◆ EXERCISE INSTRUCTIONS ◆
Copy out every line containing the word "this".
+++ RECORD EXTRACTS
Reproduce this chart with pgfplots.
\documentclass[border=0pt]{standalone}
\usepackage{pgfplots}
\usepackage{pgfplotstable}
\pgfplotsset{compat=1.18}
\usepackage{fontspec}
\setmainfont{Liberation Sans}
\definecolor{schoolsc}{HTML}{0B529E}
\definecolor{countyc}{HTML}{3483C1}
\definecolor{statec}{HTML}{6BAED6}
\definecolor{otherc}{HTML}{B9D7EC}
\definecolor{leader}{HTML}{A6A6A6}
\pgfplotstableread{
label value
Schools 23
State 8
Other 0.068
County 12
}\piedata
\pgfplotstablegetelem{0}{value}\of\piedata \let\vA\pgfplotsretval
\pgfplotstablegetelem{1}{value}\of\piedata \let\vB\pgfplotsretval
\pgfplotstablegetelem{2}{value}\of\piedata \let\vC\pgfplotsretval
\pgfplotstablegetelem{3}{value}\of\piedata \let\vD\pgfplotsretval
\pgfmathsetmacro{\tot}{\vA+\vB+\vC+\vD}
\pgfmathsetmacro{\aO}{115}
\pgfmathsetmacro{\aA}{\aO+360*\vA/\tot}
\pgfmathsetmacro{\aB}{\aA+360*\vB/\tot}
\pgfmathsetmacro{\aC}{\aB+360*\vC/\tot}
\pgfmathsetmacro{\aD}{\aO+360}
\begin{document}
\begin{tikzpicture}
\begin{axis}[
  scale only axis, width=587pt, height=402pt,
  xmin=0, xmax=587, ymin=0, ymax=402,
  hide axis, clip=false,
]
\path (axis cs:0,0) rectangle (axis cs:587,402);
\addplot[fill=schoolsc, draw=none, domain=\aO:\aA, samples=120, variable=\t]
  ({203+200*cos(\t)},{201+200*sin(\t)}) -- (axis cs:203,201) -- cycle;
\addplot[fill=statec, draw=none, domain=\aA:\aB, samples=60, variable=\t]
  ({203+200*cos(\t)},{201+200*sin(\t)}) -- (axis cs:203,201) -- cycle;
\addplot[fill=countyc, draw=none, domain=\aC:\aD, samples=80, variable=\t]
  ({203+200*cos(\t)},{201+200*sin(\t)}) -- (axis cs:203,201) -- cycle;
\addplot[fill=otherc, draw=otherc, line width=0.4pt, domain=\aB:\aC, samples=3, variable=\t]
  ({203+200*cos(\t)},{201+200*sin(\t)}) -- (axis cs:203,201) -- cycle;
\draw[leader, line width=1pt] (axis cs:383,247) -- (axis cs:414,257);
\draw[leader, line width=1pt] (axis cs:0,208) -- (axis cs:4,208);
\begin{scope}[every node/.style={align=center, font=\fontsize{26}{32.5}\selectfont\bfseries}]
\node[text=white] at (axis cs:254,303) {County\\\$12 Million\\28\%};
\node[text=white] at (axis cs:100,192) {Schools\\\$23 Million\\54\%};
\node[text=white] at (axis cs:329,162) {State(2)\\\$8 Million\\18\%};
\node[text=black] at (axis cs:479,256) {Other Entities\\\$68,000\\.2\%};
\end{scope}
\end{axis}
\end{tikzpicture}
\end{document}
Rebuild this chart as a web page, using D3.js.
++++++
+++ RECORD EXTRACTS
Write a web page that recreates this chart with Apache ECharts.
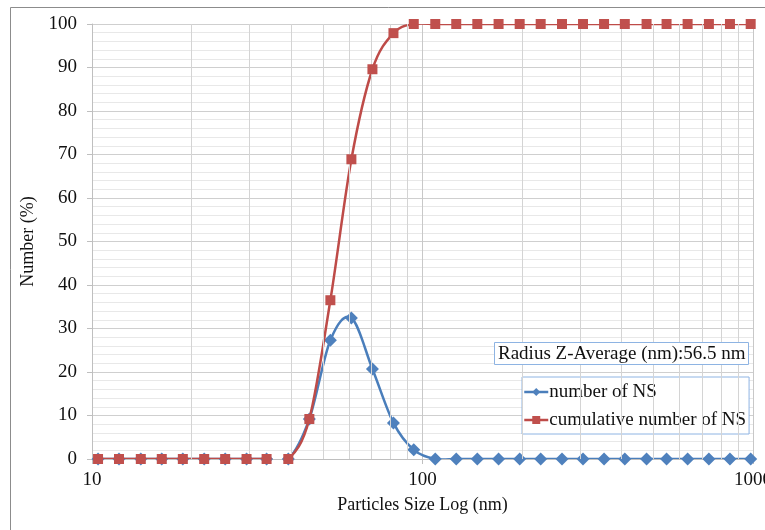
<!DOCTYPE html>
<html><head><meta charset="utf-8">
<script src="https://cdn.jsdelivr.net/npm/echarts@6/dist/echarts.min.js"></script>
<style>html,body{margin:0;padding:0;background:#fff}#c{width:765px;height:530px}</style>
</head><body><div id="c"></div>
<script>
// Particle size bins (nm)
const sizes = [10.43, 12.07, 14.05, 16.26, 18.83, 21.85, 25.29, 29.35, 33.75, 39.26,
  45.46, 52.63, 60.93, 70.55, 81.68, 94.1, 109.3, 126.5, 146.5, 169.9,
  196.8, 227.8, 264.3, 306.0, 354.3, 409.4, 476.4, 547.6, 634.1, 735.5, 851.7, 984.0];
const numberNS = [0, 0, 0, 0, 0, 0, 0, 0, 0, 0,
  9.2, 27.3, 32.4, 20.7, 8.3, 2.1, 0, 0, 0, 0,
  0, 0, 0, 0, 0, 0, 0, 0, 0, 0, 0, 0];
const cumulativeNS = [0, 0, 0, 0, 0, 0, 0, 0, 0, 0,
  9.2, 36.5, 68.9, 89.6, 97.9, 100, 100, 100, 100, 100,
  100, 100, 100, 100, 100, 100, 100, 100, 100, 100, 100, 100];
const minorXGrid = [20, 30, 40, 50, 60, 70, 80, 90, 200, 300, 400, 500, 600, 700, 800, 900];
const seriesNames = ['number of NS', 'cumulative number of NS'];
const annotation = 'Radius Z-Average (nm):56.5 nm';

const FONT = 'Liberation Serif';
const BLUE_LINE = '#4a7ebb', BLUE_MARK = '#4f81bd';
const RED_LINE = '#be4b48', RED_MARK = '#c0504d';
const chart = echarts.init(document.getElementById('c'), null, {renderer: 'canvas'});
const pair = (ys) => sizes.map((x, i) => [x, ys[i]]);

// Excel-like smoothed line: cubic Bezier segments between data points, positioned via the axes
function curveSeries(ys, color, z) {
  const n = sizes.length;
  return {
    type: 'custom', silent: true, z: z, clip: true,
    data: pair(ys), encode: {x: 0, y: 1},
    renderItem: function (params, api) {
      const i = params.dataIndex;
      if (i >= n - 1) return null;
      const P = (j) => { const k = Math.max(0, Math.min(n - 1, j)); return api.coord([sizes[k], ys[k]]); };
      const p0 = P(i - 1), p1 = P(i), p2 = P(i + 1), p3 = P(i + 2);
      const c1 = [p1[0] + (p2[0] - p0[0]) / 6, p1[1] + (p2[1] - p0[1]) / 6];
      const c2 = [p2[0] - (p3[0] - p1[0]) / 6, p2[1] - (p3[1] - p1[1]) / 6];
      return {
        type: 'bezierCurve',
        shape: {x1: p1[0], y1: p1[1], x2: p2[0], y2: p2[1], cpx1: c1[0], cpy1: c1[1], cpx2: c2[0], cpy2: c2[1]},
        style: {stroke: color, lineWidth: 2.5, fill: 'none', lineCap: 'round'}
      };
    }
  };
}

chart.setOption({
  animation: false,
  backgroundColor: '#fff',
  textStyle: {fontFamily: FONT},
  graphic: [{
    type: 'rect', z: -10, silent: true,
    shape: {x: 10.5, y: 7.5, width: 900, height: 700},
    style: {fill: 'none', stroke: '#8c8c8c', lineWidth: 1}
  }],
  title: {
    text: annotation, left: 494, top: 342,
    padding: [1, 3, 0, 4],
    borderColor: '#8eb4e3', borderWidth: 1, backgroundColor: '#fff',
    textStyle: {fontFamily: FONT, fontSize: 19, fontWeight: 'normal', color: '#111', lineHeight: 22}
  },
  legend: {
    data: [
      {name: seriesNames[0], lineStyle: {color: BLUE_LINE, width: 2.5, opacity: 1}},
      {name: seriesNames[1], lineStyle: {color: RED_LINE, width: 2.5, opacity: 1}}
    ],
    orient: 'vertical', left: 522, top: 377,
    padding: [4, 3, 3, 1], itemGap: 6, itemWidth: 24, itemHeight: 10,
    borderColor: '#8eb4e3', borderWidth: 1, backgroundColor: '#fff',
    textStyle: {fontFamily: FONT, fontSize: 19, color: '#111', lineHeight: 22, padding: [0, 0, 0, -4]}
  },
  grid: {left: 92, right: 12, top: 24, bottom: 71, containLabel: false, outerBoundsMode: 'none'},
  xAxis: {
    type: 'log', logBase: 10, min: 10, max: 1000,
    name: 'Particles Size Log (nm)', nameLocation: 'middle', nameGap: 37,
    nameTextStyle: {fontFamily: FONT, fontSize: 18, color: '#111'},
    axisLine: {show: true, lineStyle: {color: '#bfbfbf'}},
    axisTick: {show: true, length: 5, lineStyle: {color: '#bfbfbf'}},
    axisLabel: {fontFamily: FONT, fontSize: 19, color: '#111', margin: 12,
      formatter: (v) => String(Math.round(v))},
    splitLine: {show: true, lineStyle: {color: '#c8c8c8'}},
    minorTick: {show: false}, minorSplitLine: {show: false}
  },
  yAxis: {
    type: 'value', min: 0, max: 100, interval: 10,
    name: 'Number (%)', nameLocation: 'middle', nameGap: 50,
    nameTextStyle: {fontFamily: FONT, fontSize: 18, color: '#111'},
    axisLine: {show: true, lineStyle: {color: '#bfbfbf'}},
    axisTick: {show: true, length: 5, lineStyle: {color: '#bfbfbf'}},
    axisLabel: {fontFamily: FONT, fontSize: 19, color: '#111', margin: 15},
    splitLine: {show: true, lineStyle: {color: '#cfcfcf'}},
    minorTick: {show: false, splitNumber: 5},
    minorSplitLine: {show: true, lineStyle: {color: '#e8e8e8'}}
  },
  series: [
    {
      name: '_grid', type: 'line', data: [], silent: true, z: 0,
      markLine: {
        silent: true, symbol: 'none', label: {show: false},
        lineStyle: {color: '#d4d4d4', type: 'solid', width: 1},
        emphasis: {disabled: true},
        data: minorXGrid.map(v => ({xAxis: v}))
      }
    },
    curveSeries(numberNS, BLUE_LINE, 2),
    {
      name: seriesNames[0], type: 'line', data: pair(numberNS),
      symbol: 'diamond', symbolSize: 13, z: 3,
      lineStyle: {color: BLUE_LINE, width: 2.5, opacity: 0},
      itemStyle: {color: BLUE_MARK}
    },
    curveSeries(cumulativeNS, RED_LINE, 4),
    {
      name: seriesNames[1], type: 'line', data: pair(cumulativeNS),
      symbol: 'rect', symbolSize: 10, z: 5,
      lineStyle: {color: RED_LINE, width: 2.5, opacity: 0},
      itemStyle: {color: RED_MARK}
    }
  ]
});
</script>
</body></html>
++++++
◆ SOLUTION ◆
Reproduce this chart with pgfplots.
Rebuild this chart as a web page, using D3.js.
Write a web page that recreates this chart with Apache ECharts.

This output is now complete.